Part 1: Goa. April 11 to May 1, 2006

Well, it's been a few weeks here and I must admit it's pretty damn near any fantasy I ever had of paradise. We're staying in a coconut palm thatched hut on a hill overlooking Palolum Beach. We've been adopted by a cat that visits us every day to curl up by our feet when it's too hot to do anything but sit outside on the daybed and read in the shade of our massive palm awning. Post-tourist season and pre-monsoon things are pretty lazy - which is exactly what we wanted. All the locals are much more friendly than expected (after a long alcohol and rave riddled party season I had expected some cranky Indians), they're happy it's over, but soon many go home (most are from Karnataka) to jobs that pay even less than the rs.100/day-or about $2.20 that they make here. The Indian's are always laughing and joking with each other and whenever you catch someone's eye they smile and say hello. Naturally, there is a bit of schmooze from some people, but that's expected from such an impoverished place that relies on tourist bucks. But, the hustle has been minimal and when you say you're not interested they still smile and thank you for coming into their store. The weather cannot be better. From living between NYC and LA for so long I've learned to love the heat. Plus there's always the nice cool Arabian Sea to dive into. The other evening we saw two dolphins swimming in the surf with the locals and tourists, it was pretty spectacular.

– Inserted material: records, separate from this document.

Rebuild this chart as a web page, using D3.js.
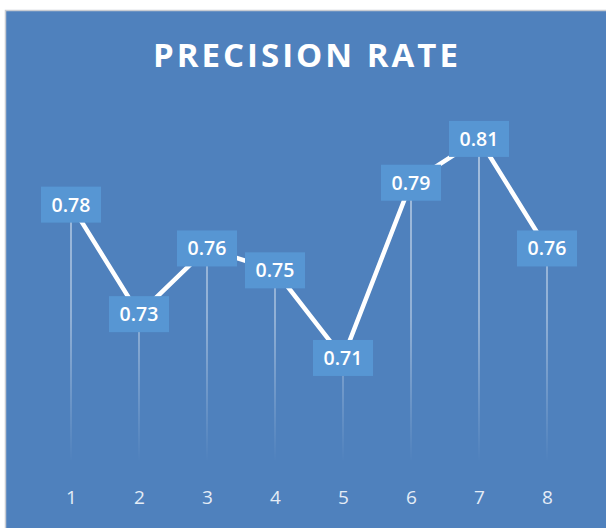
<!DOCTYPE html>
<html>
<head>
<meta charset="utf-8">
<script src="https://cdn.jsdelivr.net/npm/d3@7"></script>
<style>
  html, body { margin: 0; padding: 0; background: #ffffff; }
  svg { display: block; }
</style>
</head>
<body>
<svg id="chart" width="606" height="528"></svg>
<script>
const categories = ["1", "2", "3", "4", "5", "6", "7", "8"];
const values = [0.78, 0.73, 0.76, 0.75, 0.71, 0.79, 0.81, 0.76];
const labels = ["0.78", "0.73", "0.76", "0.75", "0.71", "0.79", "0.81", "0.76"];
const title = "PRECISION RATE";

const svg = d3.select("#chart");
const W = 606, H = 528;

// background panel
svg.append("rect").attr("x", 5.5).attr("y", 10.5).attr("width", W).attr("height", H)
  .attr("fill", "#4F81BD").attr("stroke", "#c8ccd2").attr("stroke-width", 1.5);

const defs = svg.append("defs");
const grad = defs.append("linearGradient").attr("id", "dropGrad")
  .attr("gradientUnits", "userSpaceOnUse").attr("x1", 0).attr("x2", 0)
  .attr("y1", 140).attr("y2", 462);
grad.append("stop").attr("offset", "0%").attr("stop-color", "#ffffff").attr("stop-opacity", 0.65);
grad.append("stop").attr("offset", "55%").attr("stop-color", "#ffffff").attr("stop-opacity", 0.5);
grad.append("stop").attr("offset", "100%").attr("stop-color", "#ffffff").attr("stop-opacity", 0);

const x = d3.scalePoint().domain(categories).range([71, 547]);
const y = d3.scaleLinear().domain([0.66, 0.82]).range([467.5, 117]);

// title
svg.append("text").attr("x", 307).attr("y", 67)
  .attr("text-anchor", "middle")
  .attr("font-family", "'Open Sans', sans-serif").attr("font-weight", 700)
  .attr("font-size", 33).attr("letter-spacing", 3)
  .attr("fill", "#ffffff").text(title);

const data = categories.map((c, i) => ({ c, v: values[i], l: labels[i] }));

// drop lines
svg.append("g").selectAll("line").data(data).join("line")
  .attr("x1", d => x(d.c)).attr("x2", d => x(d.c))
  .attr("y1", d => y(d.v)).attr("y2", 462)
  .attr("stroke", "url(#dropGrad)").attr("stroke-width", 1.5);

// line
svg.append("path").datum(data)
  .attr("fill", "none").attr("stroke", "#ffffff").attr("stroke-width", 4.5)
  .attr("stroke-linejoin", "round")
  .attr("d", d3.line().x(d => x(d.c)).y(d => y(d.v)));

// labels
const lg = svg.append("g").selectAll("g").data(data).join("g")
  .attr("transform", d => `translate(${x(d.c)},${y(d.v)})`);
lg.append("rect").attr("x", -30).attr("y", -18).attr("width", 60).attr("height", 36)
  .attr("fill", "#5796D3");
lg.append("text").attr("text-anchor", "middle").attr("dy", "0.36em")
  .attr("font-family", "'Open Sans', sans-serif").attr("font-weight", 600)
  .attr("font-size", 19.5).attr("fill", "#ffffff").text(d => d.l);

// x axis
const xAxis = d3.axisBottom(x).tickSize(0).tickPadding(0);
const ax = svg.append("g").attr("transform", "translate(0,490)").call(xAxis);
ax.select(".domain").remove();
ax.selectAll("text").attr("font-family", "'Open Sans', sans-serif")
  .attr("font-size", 19).attr("fill", "#e4ecf6");
</script>
</body>
</html>
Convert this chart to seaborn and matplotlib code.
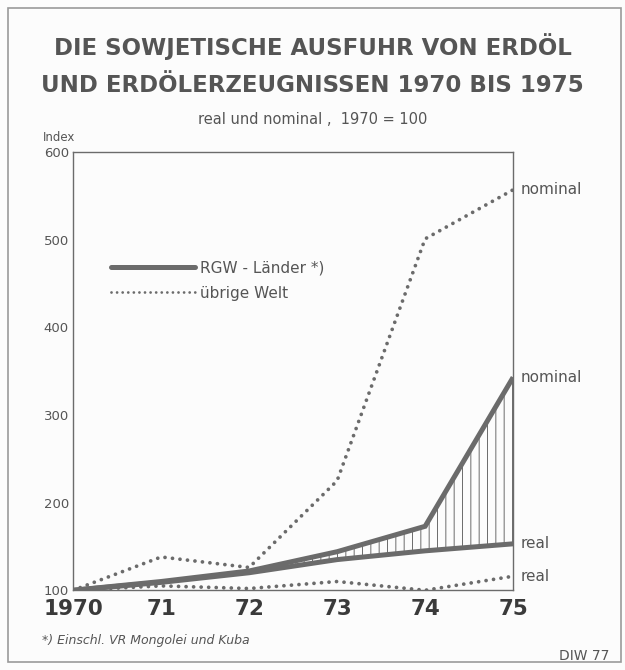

It is also important to note that all those postcard perfect photographs of women wearing brilliantly colored saris are not set-up shots. We'd just come off the beach (yes, I will continue to rub it in!) where there must have been 200 women swimming. It was a color-field of laughter in the surf.

I won't bore anyone with descriptions of amazing sunsets, great food, and cheap prices...but I could and I probably will later!

On Saturday, April, 15th , we decided to go to the nearest town to hit an ATM. Chaudi is a tidbit town of about 2000 people, but on market day it transforms into a whirlwind of insane chaos that makes the Barney's Warehouse Sale look like a zen center.

Since then, there's been massage's in the ocean, yoga, body surfing, and the night of the 20th there was a rave on the beach that kept us up till 6:30 am! We're too old for those things so we bought earplugs (ineffective) and spent the night tossing and turning and cursing those damn kids. By the end of the next day there were a lot of very pink people waking up in beach chairs.

The stay in Goa has been a wonderful and very soft landing. We're off to the insanity of Mumbai on the 1st of May...wish us luck.

In some of the pictures above you'll see hotel staff (who were wonderful) mixed in with some of the people we've met along the way. One important note is that we befriended Rebecca Andrist who, in turn, introduced us to some wonderful people who are in the last two pictures (2nd to last picture: Megan, Rebecca, and Helen. Last picture: Andreas, Peter, Megan, Peter, and Rebecca...the dogs wish to remain anonymous).

The following are a few of Peter's observations:

Mosquito's love DEET like an Irishman loves Guinness. But, the toxic chemicals used in the DEET products make a wonderful body-oil that penetrates the tightest pores and softens even the roughest of skin to a baby soft touch!

Underwear is highly overrated, as are showers, shaving and deodorant.

Before coming to India it is important to become very proficient in the yoga pose called Malasana. Research the pose online then look at the photo of our toilet...this observation will become very clear.

A cold bucket shower has more waking power than an adrenalin shot directly into the heart.

One good face-plant into the sand while body surfing is a great way to exfoliate.

Mosquito's come out at dusk, dawn, and when I'm practicing yoga.